# [Available data]
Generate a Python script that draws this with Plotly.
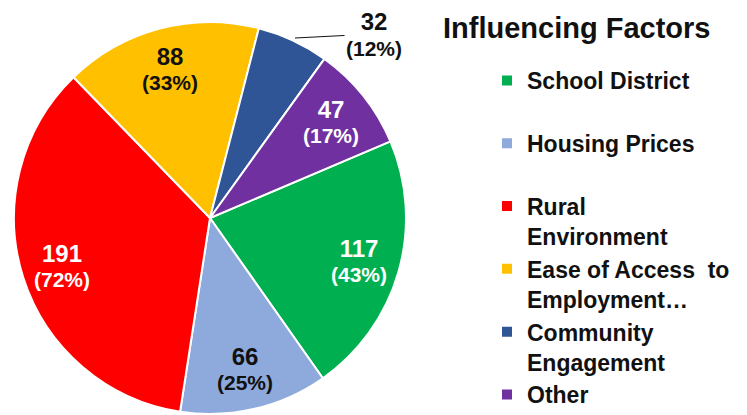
import math
import plotly.graph_objects as go

# survey data
factors = [
    "School District<br> ",
    "Housing Prices<br> ",
    "Rural<br>Environment",
    "Ease of Access  to<br>Employment…",
    "Community<br>Engagement",
    "Other",
]
counts = [117, 66, 191, 88, 32, 47]
pct_respondents = [43, 25, 72, 33, 12, 17]

colors = ["#00B050", "#8EA9DB", "#FF0000", "#FFC000", "#2F5597", "#7030A0"]
text_colors = ["white", "#111111", "white", "#111111", "#111111", "white"]

W, H = 747, 415
FONT = "Liberation Sans, Arial, sans-serif"

# pie geometry (pixels, figure coords)
CX, CY, R = 202, 210, 196
ROT = 67


def slice_text(c, p):
    return (f"<b><span style='font-size:24px'>{c}</span></b><br>"
            f"<b><span style='font-size:21px'>({p}%)</span></b>")


fig = go.Figure(
    go.Pie(
        labels=factors,
        values=counts,
        textinfo="none",
        sort=False,
        direction="clockwise",
        rotation=ROT,
        marker=dict(colors=colors, line=dict(color="white", width=2)),
        domain=dict(x=[(CX - R) / W, (CX + R) / W], y=[1 - (CY + R) / H, 1 - (CY - R) / H]),
        hovertemplate="%{label}: %{value}<extra></extra>",
    )
)

# slice labels, Excel style: placed at ~0.79 of the radius on each slice's mid angle
total = sum(counts)
cum = 0
for i, (c, p) in enumerate(zip(counts, pct_respondents)):
    mid = math.radians(ROT + (cum + c / 2) / total * 360)
    cum += c
    if i == 4:
        continue
    x = CX + 0.79 * R * math.sin(mid)
    y = CY - 0.79 * R * math.cos(mid)
    fig.add_annotation(
        x=x / W, y=1 - y / H, xref="paper", yref="paper",
        xanchor="center", yanchor="middle",
        text=slice_text(c, p), showarrow=False,
        font=dict(size=19, color=text_colors[i], family=FONT),
    )

# small slice gets its label outside, with a leader line
fig.add_annotation(
    x=287 / W, y=1 - 30 / H, xref="paper", yref="paper",
    ax=79, ay=-4,
    text=slice_text(counts[4], pct_respondents[4]),
    font=dict(size=20, color="#111111", family=FONT),
    showarrow=True, arrowhead=0, arrowwidth=1, arrowcolor="#111111",
)

fig.update_layout(
    width=W,
    height=H,
    margin=dict(l=0, r=0, t=0, b=0),
    paper_bgcolor="white",
    plot_bgcolor="white",
    font=dict(family=FONT, color="#111111"),
    title=dict(
        text="<b>Influencing Factors</b>",
        x=435 / W, xanchor="left",
        y=1 - 20 / H, yanchor="middle",
        font=dict(size=29, family=FONT, color="#111111"),
    ),
    legend=dict(
        x=479 / W, xanchor="left",
        y=1 - 51 / H, yanchor="top",
        valign="top",
        font=dict(size=23, family=FONT, color="#111111", weight="bold"),
        bgcolor="rgba(0,0,0,0)",
    ),
)

fig.write_html("out.html")
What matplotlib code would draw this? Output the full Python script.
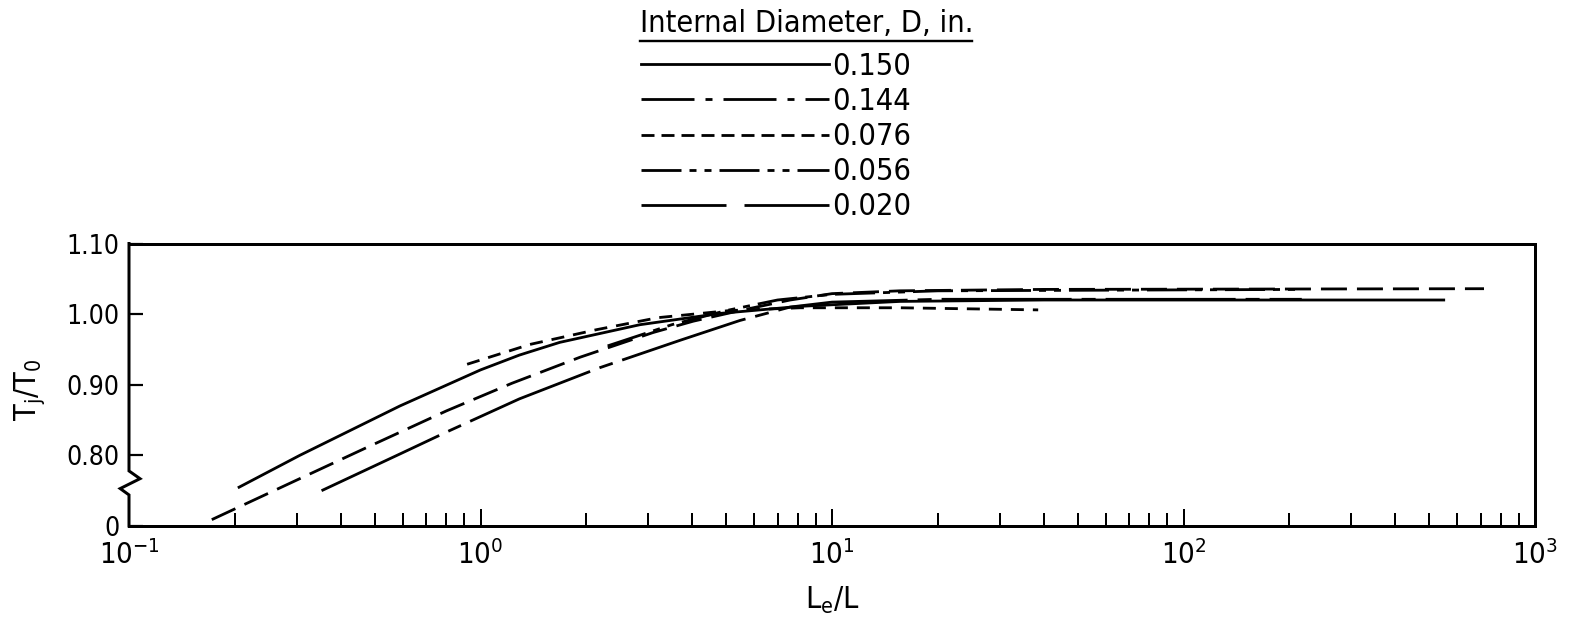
import matplotlib
matplotlib.use("Agg")
import matplotlib.pyplot as plt
from matplotlib import font_manager as fm
from matplotlib.lines import Line2D
from matplotlib.ticker import FixedLocator, LogLocator, NullFormatter

# ---- data: jet temperature ratio vs. length ratio for several bore diameters ----
diameters = ["0.150", "0.144", "0.076", "0.056", "0.020"]

le_150 = [0.204, 0.306, 0.59, 1.0, 1.29, 1.68, 2.84, 4.8, 8.1, 15.6, 40.0, 555.0]
tj_150 = [0.754, 0.800, 0.870, 0.921, 0.942, 0.960, 0.985, 1.001, 1.011, 1.018, 1.020, 1.020]

le_144 = [0.353, 0.59, 0.80, 1.29, 2.18, 3.7, 5.47, 7.6, 10.0, 20.0, 217.0]
tj_144 = [0.750, 0.802, 0.833, 0.880, 0.924, 0.963, 0.991, 1.010, 1.017, 1.021, 1.021]

le_076 = [0.916, 1.38, 2.14, 3.2, 5.1, 8.1, 15.6, 38.6]
tj_076 = [0.929, 0.957, 0.978, 0.995, 1.005, 1.009, 1.009, 1.006]

le_056 = [2.3, 3.5, 5.0, 7.0, 10.0, 20.0, 217.0]
tj_056 = [0.955, 0.985, 1.005, 1.020, 1.028, 1.033, 1.035]

le_020 = [0.172, 0.306, 0.474, 0.80, 1.227, 1.92, 3.1, 4.03, 5.47, 7.6, 10.0, 15.6, 40.0, 716.0]
tj_020 = [0.709, 0.767, 0.811, 0.863, 0.902, 0.939, 0.974, 0.990, 1.005, 1.020, 1.029, 1.033, 1.035, 1.036]

y_ticks = [0.70, 0.80, 0.90, 1.00, 1.10]
y_ticklabels = ["0", "0.80", "0.90", "1.00", "1.10"]
x_ticks = [0.1, 1.0, 10.0, 100.0, 1000.0]
x_ticklabels = [r"$\mathrm{10^{-1}}$", r"$\mathrm{10^{0}}$", r"$\mathrm{10^{1}}$",
                r"$\mathrm{10^{2}}$", r"$\mathrm{10^{3}}$"]

# ---- fonts: a narrow face for the lettering ----
avail = {f.name for f in fm.fontManager.ttflist}
if "Liberation Sans Narrow" in avail:
    fam = "Liberation Sans Narrow"
else:
    fam = "DejaVu Sans"
    plt.rcParams["font.stretch"] = "condensed"
plt.rcParams["font.family"] = [fam, "DejaVu Sans"]
plt.rcParams["mathtext.fontset"] = "custom"
plt.rcParams["mathtext.rm"] = fam
plt.rcParams["mathtext.it"] = fam
plt.rcParams["lines.scale_dashes"] = False

PX = 0.72  # points per pixel at 100 dpi


def dash(*px):
    return (0, [v * PX for v in px])


lw = 2.8 * PX
styles = {
    "0.150": dict(linestyle="-"),
    "0.144": dict(linestyle=dash(130, 10, 14, 10)),
    "0.076": dict(linestyle=dash(13, 9)),
    "0.056": dict(linestyle=dash(40, 8, 7, 8, 7, 8)),
    "0.020": dict(linestyle=dash(26, 10)),
}
legend_styles = {
    "0.150": dict(linestyle="-"),
    "0.144": dict(linestyle=dash(53, 11, 7, 11)),
    "0.076": dict(linestyle=dash(13, 7)),
    "0.056": dict(linestyle=dash(40, 8, 7, 8, 7, 8)),
    "0.020": dict(linestyle=dash(85, 18)),
}
series = {
    "0.150": (le_150, tj_150),
    "0.144": (le_144, tj_144),
    "0.076": (le_076, tj_076),
    "0.056": (le_056, tj_056),
    "0.020": (le_020, tj_020),
}

fig = plt.figure(figsize=(15.73, 6.40), dpi=100)
W, H = 1573, 640
ax = fig.add_axes([129 / W, 1 - 526 / H, (1535 - 129) / W, (526 - 243.5) / H])

for d in diameters:
    xs, ys = series[d]
    ax.plot(xs, ys, color="black", lw=lw, solid_capstyle="butt",
            dash_capstyle="butt", solid_joinstyle="round", **styles[d])

ax.set_xscale("log")
ax.set_xlim(0.1, 1000)
ax.set_ylim(0.70, 1.10)

ax.xaxis.set_major_locator(FixedLocator(x_ticks))
ax.set_xticklabels(x_ticklabels)
ax.xaxis.set_minor_locator(LogLocator(base=10, subs=range(2, 10)))
ax.xaxis.set_minor_formatter(NullFormatter())
ax.set_yticks(y_ticks)
ax.set_yticklabels(y_ticklabels)

ax.tick_params(axis="x", which="major", direction="in", length=17 * PX,
               width=2 * PX, labelsize=21, pad=10)
ax.tick_params(axis="x", which="minor", direction="in", length=13 * PX,
               width=2 * PX)
ax.tick_params(axis="y", which="major", direction="in", length=14 * PX,
               width=2.2 * PX, labelsize=19, pad=7)

for s in ("top", "right", "bottom"):
    ax.spines[s].set_linewidth(3 * PX)
ax.spines["left"].set_visible(False)

# left axis drawn with a break symbol between 0 and 0.80
ytr = ax.get_yaxis_transform()
kx = 11 / 1406
ax.plot([0, 0, kx, -0.8 * kx, 0, 0],
        [1.10, 0.778, 0.767, 0.753, 0.744, 0.70],
        color="black", lw=3 * PX, transform=ytr, clip_on=False,
        solid_joinstyle="miter")

ax.set_xlabel(r"$\mathrm{L_e/L}$", fontsize=22, va="center")
ax.xaxis.set_label_coords(0.5, -(600 - 526) / 282.5)
ax.set_ylabel(r"$\mathrm{T_j/T_0}$", fontsize=22, va="center")
ax.yaxis.set_label_coords(-(129 - 30) / 1406, (526 - 390) / 282.5)

# legend
handles = [Line2D([], [], color="black", lw=lw, dash_capstyle="butt",
                  **legend_styles[d]) for d in diameters]
fig.legend(handles, diameters, loc="upper left",
           bbox_to_anchor=(641 / W, 1 - 52 / H), bbox_transform=fig.transFigure,
           frameon=False, fontsize=22, handlelength=6.15, handletextpad=0.12,
           labelspacing=0.2, borderpad=0, borderaxespad=0)
fig.text(640 / W, 1 - 23 / H, "Internal Diameter, D, in.", fontsize=22,
         ha="left", va="center")
fig.add_artist(Line2D([640 / W, 972 / W], [1 - 41 / H, 1 - 41 / H],
                      color="black", lw=2.4 * PX, transform=fig.transFigure))

fig.savefig("out.png", dpi=100)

# [Prompt]
State the number of lines in the data that include the string "with", and add nothing else.

# [Exercise result]
3